What the task requires -
Leaving out every picture, retype the lines below from the top through the one that contains "(6.5,6.5) -- (1248,6.5);".

Given information -

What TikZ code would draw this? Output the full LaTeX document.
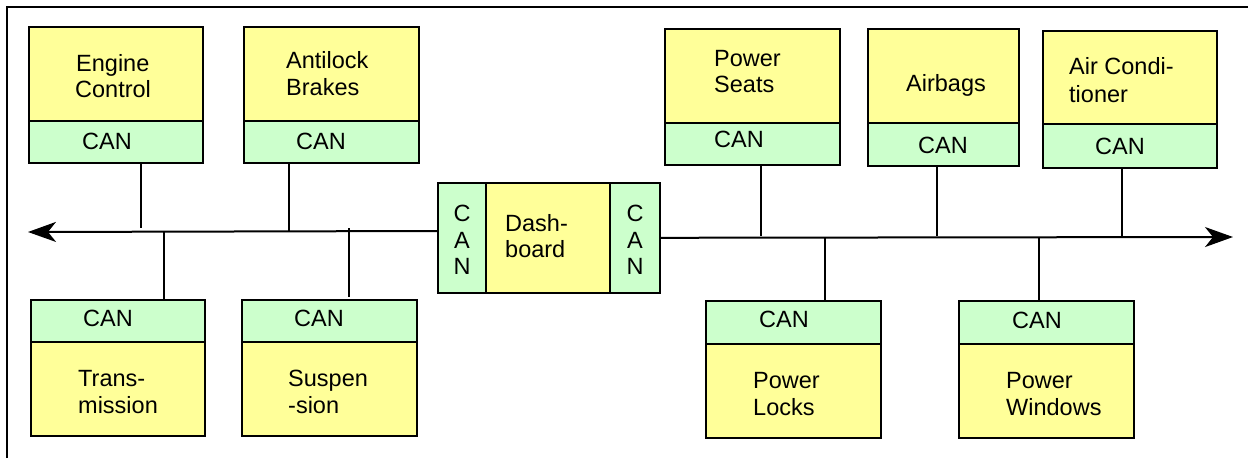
\documentclass[tikz,border=0pt]{standalone}
\usepackage{fontspec}
\setmainfont{Liberation Sans}
\usetikzlibrary{arrows.meta}
\definecolor{ecuyellow}{HTML}{FFFF99}
\definecolor{cangreen}{HTML}{CCFFCC}
\begin{document}
\begin{tikzpicture}[x=1pt,y=-1pt,
  part/.style={draw=black, line width=1.6pt, inner sep=0pt, anchor=north west},
  ecu/.style={part, fill=ecuyellow},
  canbox/.style={part, fill=cangreen},
  lbl/.style={anchor=base west, inner sep=0pt, font=\fontsize{23.5}{26}\selectfont},
  letter/.style={anchor=base, inner sep=0pt, font=\fontsize{23.5}{26}\selectfont},
  wire/.style={line width=1.5pt},
  bus/.style={line width=2pt, -{Stealth[length=28pt,width=20pt,inset=8pt]}}]
\useasboundingbox (0,0) rectangle (1248,458);
% frame
\draw[line width=2pt] (6.5,458) -- (6.5,6.5) -- (1248,6.5);

% Engine Control
\node[ecu, minimum width=174, minimum height=94] (ec) at (28,26) {};
\node[canbox, minimum width=174, minimum height=42] (ecc) at (28,120) {};
\node[lbl] (ect1) at (76,71) {Engine};
\node[lbl] (ect2) at (75,97.5) {Control};
\node[lbl] (eccl) at (82,149) {CAN};
% Antilock Brakes
\node[ecu, minimum width=175, minimum height=94] (ab) at (243,26) {};
\node[canbox, minimum width=175, minimum height=42] (abc) at (243,120) {};
\node[lbl] (abt1) at (286,68) {Antilock};
\node[lbl] (abt2) at (286,95.5) {Brakes};
\node[lbl] (abcl) at (296,149) {CAN};
% Power Seats
\node[ecu, minimum width=175, minimum height=94] (ps) at (664,28) {};
\node[canbox, minimum width=175, minimum height=42] (psc) at (664,122) {};
\node[lbl] (pst1) at (714,66) {Power};
\node[lbl] (pst2) at (714,92) {Seats};
\node[lbl] (pscl) at (714,147) {CAN};
% Airbags
\node[ecu, minimum width=151, minimum height=94] (air) at (867,28) {};
\node[canbox, minimum width=151, minimum height=43] (airc) at (867,122) {};
\node[lbl] (airt) at (906,91) {Airbags};
\node[lbl] (aircl) at (918,153) {CAN};
% Air Conditioner
\node[ecu, minimum width=174, minimum height=93] (ac) at (1042,30) {};
\node[canbox, minimum width=174, minimum height=44] (acc) at (1042,123) {};
\node[lbl] (act1) at (1069,74) {Air Condi-};
\node[lbl] (act2) at (1069,102) {tioner};
\node[lbl] (accl) at (1095,154) {CAN};
% Transmission
\node[canbox, minimum width=174, minimum height=42] (trc) at (30,299) {};
\node[ecu, minimum width=174, minimum height=94] (tr) at (30,341) {};
\node[lbl] (trcl) at (83,326) {CAN};
\node[lbl] (trt1) at (78,386) {Trans-};
\node[lbl] (trt2) at (78,413) {mission};
% Suspension
\node[canbox, minimum width=175, minimum height=42] (suc) at (241,299) {};
\node[ecu, minimum width=175, minimum height=94] (su) at (241,341) {};
\node[lbl] (sucl) at (294,326) {CAN};
\node[lbl] (sut1) at (288,386) {Suspen};
\node[lbl] (sut2) at (288,413) {-sion};
% Power Locks
\node[canbox, minimum width=175, minimum height=43] (plc) at (705,300) {};
\node[ecu, minimum width=175, minimum height=94] (pl) at (705,343) {};
\node[lbl] (plcl) at (759,327) {CAN};
\node[lbl] (plt1) at (753,388) {Power};
\node[lbl] (plt2) at (753,415) {Locks};
% Power Windows
\node[canbox, minimum width=175, minimum height=43] (pwc) at (958,300) {};
\node[ecu, minimum width=175, minimum height=94] (pw) at (958,343) {};
\node[lbl] (pwcl) at (1012,328) {CAN};
\node[lbl] (pwt1) at (1006,388) {Power};
\node[lbl] (pwt2) at (1006,415) {Windows};
% Dashboard
\node[canbox, minimum width=48, minimum height=110] (dcl) at (437,182) {};
\node[ecu, minimum width=124, minimum height=110] (db) at (485,182) {};
\node[canbox, minimum width=50, minimum height=110] (dcr) at (609,182) {};
\node[lbl] (dbt1) at (505,231) {Dash-};
\node[lbl] (dbt2) at (505,257) {board};
\node[letter] (dl1) at (462,221) {C};
\node[letter] (dl2) at (462,248) {A};
\node[letter] (dl3) at (462,274) {N};
\node[letter] (dr1) at (635,221) {C};
\node[letter] (dr2) at (635,248) {A};
\node[letter] (dr3) at (635,274) {N};

% bus
\coordinate (busL) at (28,232);
\coordinate (busR) at (1233,237);
\draw[bus] (dcl.west |- 0,231) -- (busL);
\draw[bus] (dcr.east) -- (busR);

% stubs
\coordinate (s1) at (141,228);
\coordinate (s2) at (289,231);
\coordinate (s3) at (164,232);
\coordinate (s4) at (349,228);
\coordinate (s5) at (761,236);
\coordinate (s6) at (937,236);
\coordinate (s7) at (1122,237);
\coordinate (s8) at (825,237);
\coordinate (s9) at (1039,237);
\draw[wire] (ecc.south -| s1) -- (s1);
\draw[wire] (abc.south -| s2) -- (s2);
\draw[wire] (s3) -- (trc.north -| s3);
\draw[wire] (s4) -- ([yshift=2pt]suc.north -| s4);
\draw[wire] (psc.south -| s5) -- (s5);
\draw[wire] (airc.south -| s6) -- (s6);
\draw[wire] (acc.south -| s7) -- (s7);
\draw[wire] (s8) -- (plc.north -| s8);
\draw[wire] (s9) -- (pwc.north -| s9);
\end{tikzpicture}
\end{document}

Exercise output -
What TikZ code would draw this? Output the full LaTeX document.
\documentclass[tikz,border=0pt]{standalone}
\usepackage{fontspec}
\setmainfont{Liberation Sans}
\usetikzlibrary{arrows.meta}
\definecolor{ecuyellow}{HTML}{FFFF99}
\definecolor{cangreen}{HTML}{CCFFCC}
\begin{document}
\begin{tikzpicture}[x=1pt,y=-1pt,
  part/.style={draw=black, line width=1.6pt, inner sep=0pt, anchor=north west},
  ecu/.style={part, fill=ecuyellow},
  canbox/.style={part, fill=cangreen},
  lbl/.style={anchor=base west, inner sep=0pt, font=\fontsize{23.5}{26}\selectfont},
  letter/.style={anchor=base, inner sep=0pt, font=\fontsize{23.5}{26}\selectfont},
  wire/.style={line width=1.5pt},
  bus/.style={line width=2pt, -{Stealth[length=28pt,width=20pt,inset=8pt]}}]
\useasboundingbox (0,0) rectangle (1248,458);
% frame
\draw[line width=2pt] (6.5,458) -- (6.5,6.5) -- (1248,6.5);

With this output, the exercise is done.